To address this problem, labeled data containing both spam and non-spam comments is required. A publicly available YouTube spam comments dataset from Kaggle was used to train and evaluate the model.
Methodology
- Created a Python virtual environment.
- Installed the required Python libraries.
- Loaded and explored the YouTube spam comments dataset.
- Mapped numeric class labels to descriptive categories.
- Converted text comments into numerical feature vectors using Bag of Words.
- Split the dataset into training and testing sets.
- Trained multiple classifiers and combined them using ensemble learning.
Machine Learning Approach
Text data was transformed using the CountVectorizer technique, which converts text into numerical word-frequency vectors. Two classification models were trained:
- Bernoulli Naive Bayes, suitable for binary text features.
- Random Forest Classifier, which captures complex patterns and reduces overfitting.
These models were combined using a Voting Classifier, where the final prediction is determined by majority voting.
Model Training and Evaluation
The dataset was split into 80% training data and 20% testing data. Model performance was evaluated using accuracy on unseen test samples.

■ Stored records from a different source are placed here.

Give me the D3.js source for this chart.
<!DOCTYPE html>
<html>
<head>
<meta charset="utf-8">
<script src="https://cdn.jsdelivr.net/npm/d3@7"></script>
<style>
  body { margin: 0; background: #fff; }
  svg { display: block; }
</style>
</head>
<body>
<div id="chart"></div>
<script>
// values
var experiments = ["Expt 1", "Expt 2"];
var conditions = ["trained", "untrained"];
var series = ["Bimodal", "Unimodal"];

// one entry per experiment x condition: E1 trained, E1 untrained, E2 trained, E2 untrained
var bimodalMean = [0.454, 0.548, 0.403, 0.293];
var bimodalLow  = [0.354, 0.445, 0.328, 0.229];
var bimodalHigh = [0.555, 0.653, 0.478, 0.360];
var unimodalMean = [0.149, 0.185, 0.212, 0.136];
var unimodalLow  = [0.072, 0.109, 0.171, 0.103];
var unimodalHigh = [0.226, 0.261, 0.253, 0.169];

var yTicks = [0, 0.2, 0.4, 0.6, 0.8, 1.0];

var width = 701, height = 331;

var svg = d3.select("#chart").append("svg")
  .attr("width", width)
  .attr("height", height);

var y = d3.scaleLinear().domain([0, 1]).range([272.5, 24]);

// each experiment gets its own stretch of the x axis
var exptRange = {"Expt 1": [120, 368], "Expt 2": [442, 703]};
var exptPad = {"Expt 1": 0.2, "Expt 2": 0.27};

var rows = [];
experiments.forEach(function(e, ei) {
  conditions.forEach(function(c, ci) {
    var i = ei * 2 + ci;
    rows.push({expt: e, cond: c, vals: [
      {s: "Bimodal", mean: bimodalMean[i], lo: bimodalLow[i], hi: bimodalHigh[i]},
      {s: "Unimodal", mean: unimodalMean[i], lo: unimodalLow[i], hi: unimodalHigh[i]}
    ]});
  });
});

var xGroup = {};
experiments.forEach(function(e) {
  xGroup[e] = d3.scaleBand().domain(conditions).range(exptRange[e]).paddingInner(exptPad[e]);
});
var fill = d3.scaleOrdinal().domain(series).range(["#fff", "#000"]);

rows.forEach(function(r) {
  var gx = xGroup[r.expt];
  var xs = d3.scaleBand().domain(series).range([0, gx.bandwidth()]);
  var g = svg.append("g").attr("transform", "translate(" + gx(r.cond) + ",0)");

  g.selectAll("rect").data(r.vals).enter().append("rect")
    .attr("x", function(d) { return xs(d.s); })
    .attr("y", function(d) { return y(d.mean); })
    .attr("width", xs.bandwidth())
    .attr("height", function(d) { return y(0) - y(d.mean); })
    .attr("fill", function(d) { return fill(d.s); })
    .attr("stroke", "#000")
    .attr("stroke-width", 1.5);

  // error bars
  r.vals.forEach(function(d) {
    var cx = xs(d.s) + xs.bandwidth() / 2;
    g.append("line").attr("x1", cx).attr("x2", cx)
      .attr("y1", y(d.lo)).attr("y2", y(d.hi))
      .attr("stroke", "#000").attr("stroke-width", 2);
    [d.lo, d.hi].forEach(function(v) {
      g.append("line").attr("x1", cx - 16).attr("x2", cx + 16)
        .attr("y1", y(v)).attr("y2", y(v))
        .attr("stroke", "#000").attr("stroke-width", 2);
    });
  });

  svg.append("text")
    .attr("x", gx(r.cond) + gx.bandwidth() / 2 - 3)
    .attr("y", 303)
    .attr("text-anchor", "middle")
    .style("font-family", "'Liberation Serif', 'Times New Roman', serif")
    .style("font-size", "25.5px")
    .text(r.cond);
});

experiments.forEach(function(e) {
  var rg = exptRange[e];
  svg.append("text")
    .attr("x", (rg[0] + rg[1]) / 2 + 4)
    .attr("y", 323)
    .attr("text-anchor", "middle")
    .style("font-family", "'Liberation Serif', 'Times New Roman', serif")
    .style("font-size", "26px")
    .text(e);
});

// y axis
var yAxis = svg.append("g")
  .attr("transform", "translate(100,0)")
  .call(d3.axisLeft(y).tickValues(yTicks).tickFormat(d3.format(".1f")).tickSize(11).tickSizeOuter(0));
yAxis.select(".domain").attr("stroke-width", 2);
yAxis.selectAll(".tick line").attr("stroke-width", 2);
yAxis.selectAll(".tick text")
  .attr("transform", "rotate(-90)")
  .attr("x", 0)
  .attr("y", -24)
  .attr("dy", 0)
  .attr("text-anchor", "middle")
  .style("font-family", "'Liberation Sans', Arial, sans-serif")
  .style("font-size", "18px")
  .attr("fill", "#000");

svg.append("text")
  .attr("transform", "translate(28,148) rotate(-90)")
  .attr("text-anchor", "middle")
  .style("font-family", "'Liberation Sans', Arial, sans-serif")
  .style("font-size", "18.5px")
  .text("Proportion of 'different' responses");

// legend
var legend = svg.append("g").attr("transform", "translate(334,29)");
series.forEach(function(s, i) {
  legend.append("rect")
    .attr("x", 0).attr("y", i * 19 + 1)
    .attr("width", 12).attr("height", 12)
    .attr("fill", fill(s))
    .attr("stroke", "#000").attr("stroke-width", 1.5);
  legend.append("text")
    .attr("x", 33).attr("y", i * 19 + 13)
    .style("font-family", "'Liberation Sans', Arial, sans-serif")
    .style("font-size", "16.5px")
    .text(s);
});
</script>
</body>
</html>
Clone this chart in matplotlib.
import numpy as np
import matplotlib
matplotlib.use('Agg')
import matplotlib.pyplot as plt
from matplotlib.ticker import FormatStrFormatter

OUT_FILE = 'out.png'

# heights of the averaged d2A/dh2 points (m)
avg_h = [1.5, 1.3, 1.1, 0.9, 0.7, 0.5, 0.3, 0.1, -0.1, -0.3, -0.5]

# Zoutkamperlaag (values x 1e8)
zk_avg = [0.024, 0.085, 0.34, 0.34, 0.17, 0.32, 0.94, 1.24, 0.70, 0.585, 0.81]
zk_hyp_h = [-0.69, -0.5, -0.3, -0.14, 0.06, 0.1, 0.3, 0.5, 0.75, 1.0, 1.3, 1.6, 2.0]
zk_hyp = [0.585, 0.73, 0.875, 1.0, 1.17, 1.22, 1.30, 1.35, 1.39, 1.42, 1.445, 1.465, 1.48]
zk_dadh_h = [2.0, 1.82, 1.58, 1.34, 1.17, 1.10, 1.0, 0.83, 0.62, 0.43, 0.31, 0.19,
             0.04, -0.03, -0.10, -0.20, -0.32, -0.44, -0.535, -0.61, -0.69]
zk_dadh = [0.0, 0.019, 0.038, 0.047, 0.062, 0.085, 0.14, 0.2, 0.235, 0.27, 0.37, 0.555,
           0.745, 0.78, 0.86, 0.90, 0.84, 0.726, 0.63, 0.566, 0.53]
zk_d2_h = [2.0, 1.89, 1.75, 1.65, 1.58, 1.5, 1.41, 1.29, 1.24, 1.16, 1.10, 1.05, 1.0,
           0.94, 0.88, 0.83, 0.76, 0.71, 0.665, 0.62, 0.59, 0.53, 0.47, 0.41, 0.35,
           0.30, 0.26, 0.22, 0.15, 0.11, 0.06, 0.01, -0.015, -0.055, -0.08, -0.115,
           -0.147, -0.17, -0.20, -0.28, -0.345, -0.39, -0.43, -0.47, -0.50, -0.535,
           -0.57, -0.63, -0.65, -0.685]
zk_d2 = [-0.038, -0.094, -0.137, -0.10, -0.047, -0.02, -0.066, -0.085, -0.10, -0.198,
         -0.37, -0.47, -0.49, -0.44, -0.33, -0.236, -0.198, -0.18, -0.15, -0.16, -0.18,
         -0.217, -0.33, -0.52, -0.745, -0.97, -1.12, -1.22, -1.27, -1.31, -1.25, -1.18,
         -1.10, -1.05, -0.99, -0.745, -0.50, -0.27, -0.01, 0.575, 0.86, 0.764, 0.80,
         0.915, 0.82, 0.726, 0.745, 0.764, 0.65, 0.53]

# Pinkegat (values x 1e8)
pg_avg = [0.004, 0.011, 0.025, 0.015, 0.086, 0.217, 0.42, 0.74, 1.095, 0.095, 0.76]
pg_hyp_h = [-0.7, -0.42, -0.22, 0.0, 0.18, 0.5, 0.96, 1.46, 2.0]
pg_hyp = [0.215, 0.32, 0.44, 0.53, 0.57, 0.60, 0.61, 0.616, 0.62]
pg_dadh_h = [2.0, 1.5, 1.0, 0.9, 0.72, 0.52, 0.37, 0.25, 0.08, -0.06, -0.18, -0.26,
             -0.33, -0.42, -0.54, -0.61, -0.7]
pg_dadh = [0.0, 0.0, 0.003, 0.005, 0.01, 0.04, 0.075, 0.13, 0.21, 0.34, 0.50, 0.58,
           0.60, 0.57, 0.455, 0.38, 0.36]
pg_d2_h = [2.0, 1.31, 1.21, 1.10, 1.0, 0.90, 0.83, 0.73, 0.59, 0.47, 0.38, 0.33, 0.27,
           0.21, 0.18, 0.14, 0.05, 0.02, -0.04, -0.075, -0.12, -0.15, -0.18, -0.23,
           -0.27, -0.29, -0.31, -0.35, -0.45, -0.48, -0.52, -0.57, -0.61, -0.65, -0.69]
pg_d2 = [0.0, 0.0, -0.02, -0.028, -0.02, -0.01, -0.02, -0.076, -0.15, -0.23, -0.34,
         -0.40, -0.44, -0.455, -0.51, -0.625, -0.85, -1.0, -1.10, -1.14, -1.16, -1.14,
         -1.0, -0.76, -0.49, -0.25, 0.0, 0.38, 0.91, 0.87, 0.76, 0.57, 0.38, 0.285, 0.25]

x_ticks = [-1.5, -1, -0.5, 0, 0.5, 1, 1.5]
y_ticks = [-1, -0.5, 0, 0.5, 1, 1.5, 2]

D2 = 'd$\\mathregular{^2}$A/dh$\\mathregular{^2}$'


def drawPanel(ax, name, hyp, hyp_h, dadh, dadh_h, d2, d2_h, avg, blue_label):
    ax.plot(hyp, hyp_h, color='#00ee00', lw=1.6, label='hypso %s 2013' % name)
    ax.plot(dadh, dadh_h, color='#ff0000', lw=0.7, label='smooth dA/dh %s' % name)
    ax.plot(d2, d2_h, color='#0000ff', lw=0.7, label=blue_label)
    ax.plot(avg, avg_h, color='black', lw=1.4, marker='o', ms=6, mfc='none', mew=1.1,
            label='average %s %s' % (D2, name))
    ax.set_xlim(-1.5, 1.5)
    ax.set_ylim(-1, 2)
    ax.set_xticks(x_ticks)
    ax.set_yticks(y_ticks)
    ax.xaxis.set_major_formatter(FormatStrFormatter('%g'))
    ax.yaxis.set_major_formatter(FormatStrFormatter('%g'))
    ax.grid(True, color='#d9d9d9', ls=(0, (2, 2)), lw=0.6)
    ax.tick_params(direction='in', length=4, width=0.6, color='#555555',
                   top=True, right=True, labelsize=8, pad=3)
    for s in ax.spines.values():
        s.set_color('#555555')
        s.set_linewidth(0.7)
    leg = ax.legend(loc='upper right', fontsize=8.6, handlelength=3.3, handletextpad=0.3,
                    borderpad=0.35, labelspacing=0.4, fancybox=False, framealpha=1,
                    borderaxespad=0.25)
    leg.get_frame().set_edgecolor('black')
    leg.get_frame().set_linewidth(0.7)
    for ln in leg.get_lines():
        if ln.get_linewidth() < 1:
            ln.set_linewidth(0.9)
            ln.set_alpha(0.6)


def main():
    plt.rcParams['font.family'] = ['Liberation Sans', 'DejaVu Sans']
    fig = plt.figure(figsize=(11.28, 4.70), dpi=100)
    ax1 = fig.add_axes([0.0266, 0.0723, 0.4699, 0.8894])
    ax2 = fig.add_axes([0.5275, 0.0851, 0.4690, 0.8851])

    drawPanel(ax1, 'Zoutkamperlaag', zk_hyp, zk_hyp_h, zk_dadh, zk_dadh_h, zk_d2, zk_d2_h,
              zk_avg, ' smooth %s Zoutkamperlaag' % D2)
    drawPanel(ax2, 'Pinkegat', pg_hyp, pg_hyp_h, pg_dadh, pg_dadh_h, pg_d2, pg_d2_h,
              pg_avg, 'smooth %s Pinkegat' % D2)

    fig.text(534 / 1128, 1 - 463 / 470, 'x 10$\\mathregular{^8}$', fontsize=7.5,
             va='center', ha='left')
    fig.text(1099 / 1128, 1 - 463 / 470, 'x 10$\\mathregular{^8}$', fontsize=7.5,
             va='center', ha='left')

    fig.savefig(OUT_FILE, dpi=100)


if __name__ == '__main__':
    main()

Ensemble Model Accuracy: (dataset dependent)
Model Testing
Spam Comment Example:
"Check this out: https://amanxai.com/" Prediction: Spam Comment
Non-Spam Comment Example:
"Lack of information!" Prediction: Not Spam
Key Learnings
- Text data preprocessing and vectorization techniques.
- Application of ensemble learning for text classification.

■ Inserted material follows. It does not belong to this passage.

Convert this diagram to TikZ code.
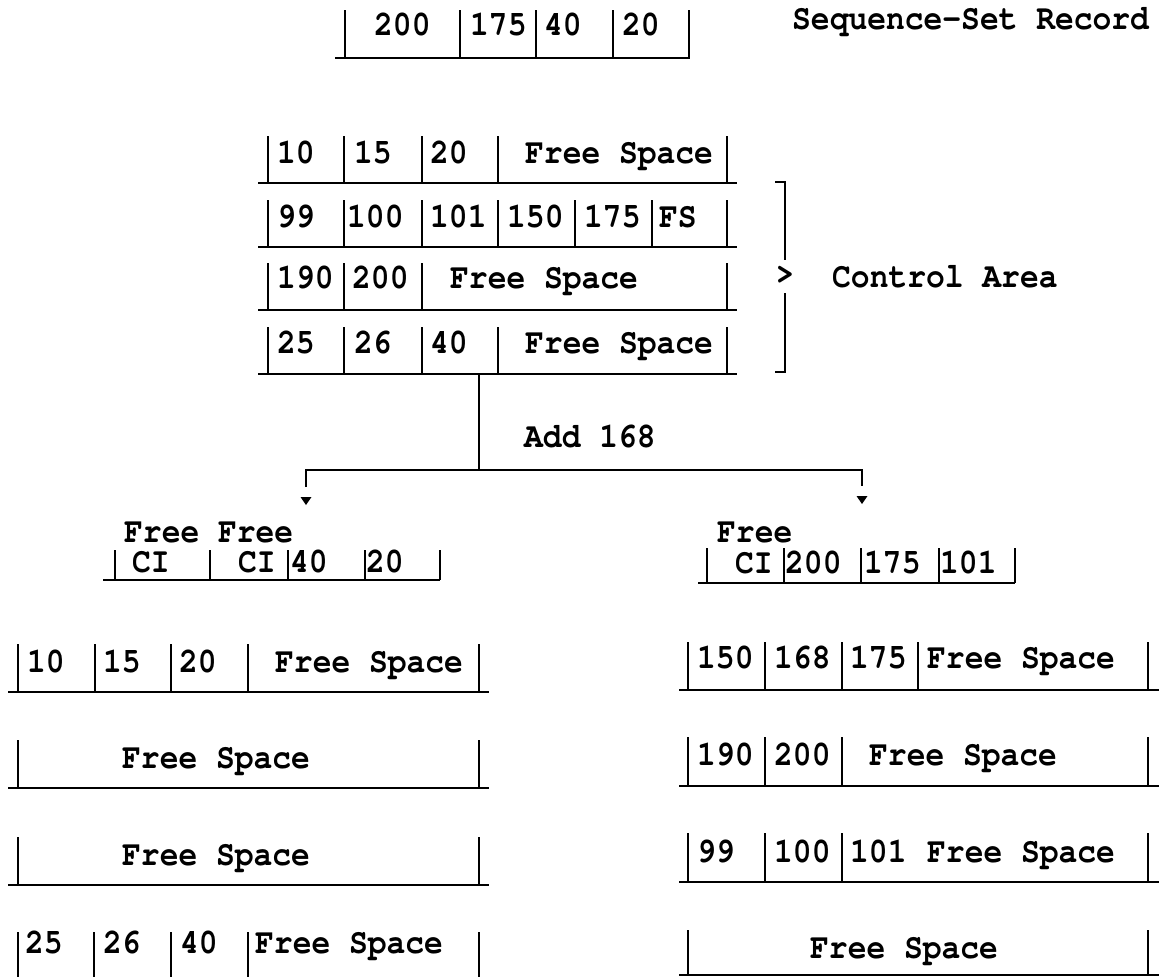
\documentclass[tikz,border=0pt]{standalone}
\usepackage{fontspec}
\setmainfont{TeX Gyre Cursor}
\newcommand\T[1]{\scalebox{1}[1.13]{#1}}
\begin{document}
\begin{tikzpicture}[x=1pt,y=-1pt,
  txt/.style={anchor=base west, inner sep=0pt, font=\fontsize{31.3}{36}\selectfont\bfseries},
  rule/.style={line width=2.4pt},
  conn/.style={line width=2.2pt},
  tip/.style={fill=black}]
\clip (0,0) rectangle (1163,977);
\useasboundingbox (0,0) rectangle (1163,977);

% ---------- Sequence-set record ----------
\draw[rule] (335,58) -- (690,58);
\foreach \x in {345,460,536,613,689} \draw[rule] (\x,10) -- (\x,58);
\node[txt] (s1) at (374,35) {\T{200}};
\node[txt] (s2) at (470,35) {\T{175}};
\node[txt] (s3) at (544,35) {\T{40}};
\node[txt] (s4) at (622,35) {\T{20}};
\node[txt] (ssr) at (792,30) {\T{Sequence-Set Record}};

% ---------- Control area ----------
\draw[rule] (258,183) -- (737,183);
\foreach \x in {268,344,422,498,727} \draw[rule] (\x,136) -- (\x,183);
\node[txt] (c11) at (277,163) {\T{10}};
\node[txt] (c12) at (354,163) {\T{15}};
\node[txt] (c13) at (430,163) {\T{20}};
\node[txt] (c14) at (525,163) {\T{Free Space}};

\draw[rule] (258,247) -- (737,247);
\foreach \x in {268,344,422,498,575,652,727} \draw[rule] (\x,200) -- (\x,247);
\node[txt] (c21) at (277,227) {\T{99}};
\node[txt] (c22) at (347,227) {\T{100}};
\node[txt] (c23) at (430,227) {\T{101}};
\node[txt] (c24) at (507,227) {\T{150}};
\node[txt] (c25) at (584,227) {\T{175}};
\node[txt] (c26) at (659,227) {\T{FS}};

\draw[rule] (258,310) -- (737,310);
\foreach \x in {268,344,422,727} \draw[rule] (\x,263) -- (\x,310);
\node[txt] (c31) at (277,288) {\T{190}};
\node[txt] (c32) at (352,288) {\T{200}};
\node[txt] (c33) at (450,288) {\T{Free Space}};

\draw[rule] (258,374) -- (737,374);
\foreach \x in {268,344,422,498,727} \draw[rule] (\x,327) -- (\x,374);
\node[txt] (c41) at (277,353) {\T{25}};
\node[txt] (c42) at (354,353) {\T{26}};
\node[txt] (c43) at (430,353) {\T{40}};
\node[txt] (c44) at (525,353) {\T{Free Space}};

% bracket
\draw[conn] (775,182) -- (785,182) -- (785,260);
\draw[conn] (785,293) -- (785,372) -- (775,372);
\node[txt, anchor=center] (gt) at (785,275) {\T{>}};
\node[txt] (ca) at (832,287) {\T{Control Area}};

% ---------- Split connector ----------
\coordinate (top) at (479,374);
\coordinate (mid) at (479,470);
\coordinate (lc) at (306,470);
\coordinate (rc) at (862,470);
\coordinate (le) at (306,487);
\coordinate (re) at (862,486);
\draw[conn] (top) -- (mid);
\draw[conn] (le) -- (lc) -- (rc) -- (re);
\fill[tip] (300.5,497) -- (311.5,497) -- (306,505) -- cycle;
\fill[tip] (856.5,496) -- (867.5,496) -- (862,504) -- cycle;
\node[txt] (add) at (524,447) {\T{Add 168}};

% ---------- Left record ----------
\node[txt] (lf) at (124,542) {\T{Free Free}};
\draw[rule] (103,580) -- (440,580);
\foreach \x in {115,210,288,365,440} \draw[rule] (\x,550) -- (\x,580);
\node[txt] (l1) at (132,572) {\T{CI}};
\node[txt] (l2) at (238,572) {\T{CI}};
\node[txt] (l3) at (290,572) {\T{40}};
\node[txt] (l4) at (366,572) {\T{20}};

% ---------- Right record ----------
\node[txt] (rf) at (717,542) {\T{Free}};
\draw[rule] (698,583) -- (1015,583);
\foreach \x in {707,784,861,939,1015} \draw[rule] (\x,548) -- (\x,583);
\node[txt] (r1) at (735,573) {\T{CI}};
\node[txt] (r2) at (785,573) {\T{200}};
\node[txt] (r3) at (864,573) {\T{175}};
\node[txt] (r4) at (940,573) {\T{101}};

% ---------- Left control area ----------
\draw[rule] (8,692) -- (489,692);
\foreach \x in {18,95,171,248,479} \draw[rule] (\x,644) -- (\x,692);
\node[txt] (a11) at (27,672) {\T{10}};
\node[txt] (a12) at (103,672) {\T{15}};
\node[txt] (a13) at (179,672) {\T{20}};
\node[txt] (a14) at (275,672) {\T{Free Space}};

\draw[rule] (8,788) -- (489,788);
\foreach \x in {18,479} \draw[rule] (\x,740) -- (\x,788);
\node[txt] (a21) at (122,768) {\T{Free Space}};

\draw[rule] (8,885) -- (489,885);
\foreach \x in {18,479} \draw[rule] (\x,837) -- (\x,885);
\node[txt] (a31) at (122,865) {\T{Free Space}};

\foreach \x in {18,94,171,248,479} \draw[rule] (\x,932) -- (\x,981);
\node[txt] (a41) at (25,953) {\T{25}};
\node[txt] (a42) at (103,953) {\T{26}};
\node[txt] (a43) at (180,953) {\T{40}};
\node[txt] (a44) at (255,953) {\T{Free Space}};

% ---------- Right control area ----------
\draw[rule] (679,690) -- (1159,690);
\foreach \x in {688,765,842,918,1148} \draw[rule] (\x,642) -- (\x,690);
\node[txt] (b11) at (697,668) {\T{150}};
\node[txt] (b12) at (774,668) {\T{168}};
\node[txt] (b13) at (850,668) {\T{175}};
\node[txt] (b14) at (927,668) {\T{Free Space}};

\draw[rule] (679,786) -- (1159,786);
\foreach \x in {688,765,842,1148} \draw[rule] (\x,737) -- (\x,786);
\node[txt] (b21) at (697,765) {\T{190}};
\node[txt] (b22) at (774,765) {\T{200}};
\node[txt] (b23) at (869,765) {\T{Free Space}};

\draw[rule] (679,882) -- (1159,882);
\foreach \x in {688,765,842,1148} \draw[rule] (\x,833) -- (\x,882);
\node[txt] (b31) at (697,862) {\T{99}};
\node[txt] (b32) at (774,862) {\T{100}};
\node[txt] (b33) at (850,862) {\T{101}};
\node[txt] (b34) at (927,862) {\T{Free Space}};

\draw[rule] (679,975) -- (1159,975);
\foreach \x in {688,1148} \draw[rule] (\x,930) -- (\x,975);
\node[txt] (b41) at (810,958) {\T{Free Space}};
\end{tikzpicture}
\end{document}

- Performance comparison between Naive Bayes and Random Forest models.
- Evaluation of machine learning models using test data.
Insights
Text Requires Numerical Representation
Machine learning models require numerical input, making text vectorization a critical step in natural language processing tasks.

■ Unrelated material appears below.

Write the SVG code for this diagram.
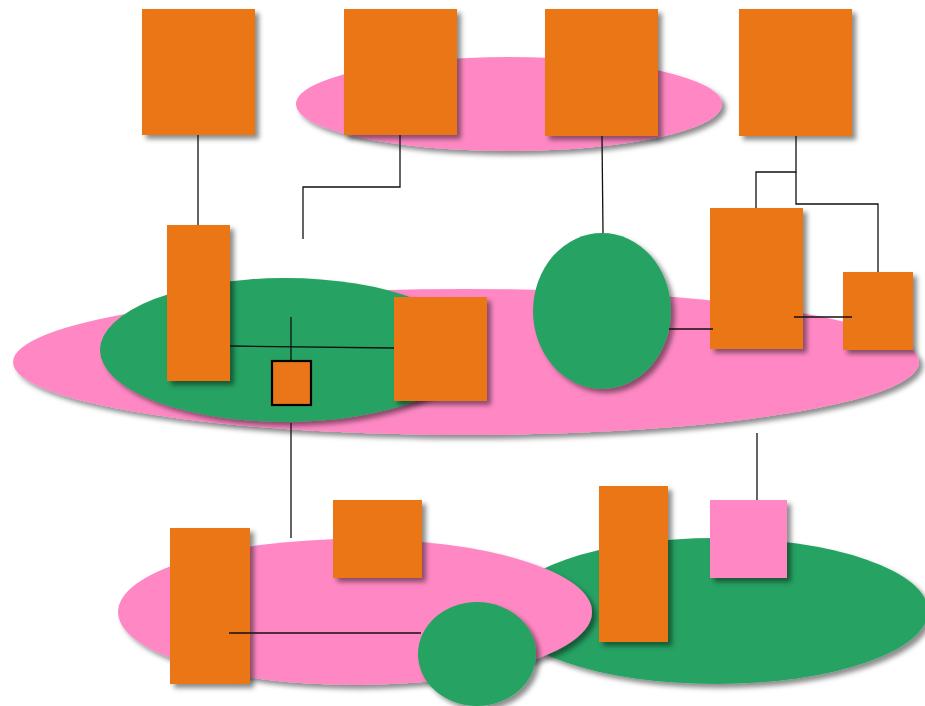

Ensemble Models Improve Stability
Combining multiple classifiers results in more stable and reliable predictions compared to using a single model.
Traditional Models Remain Effective
Classical machine learning models can achieve strong performance in text classification tasks without the need for deep learning.
Project Structure
data/– YouTube spam comments datasetscripts/– Python scripts for training and evaluationmodels/– Trained machine learning modelsREADME.md– Project documentation
This project demonstrates the application of machine learning techniques to a real-world text classification problem using social media data.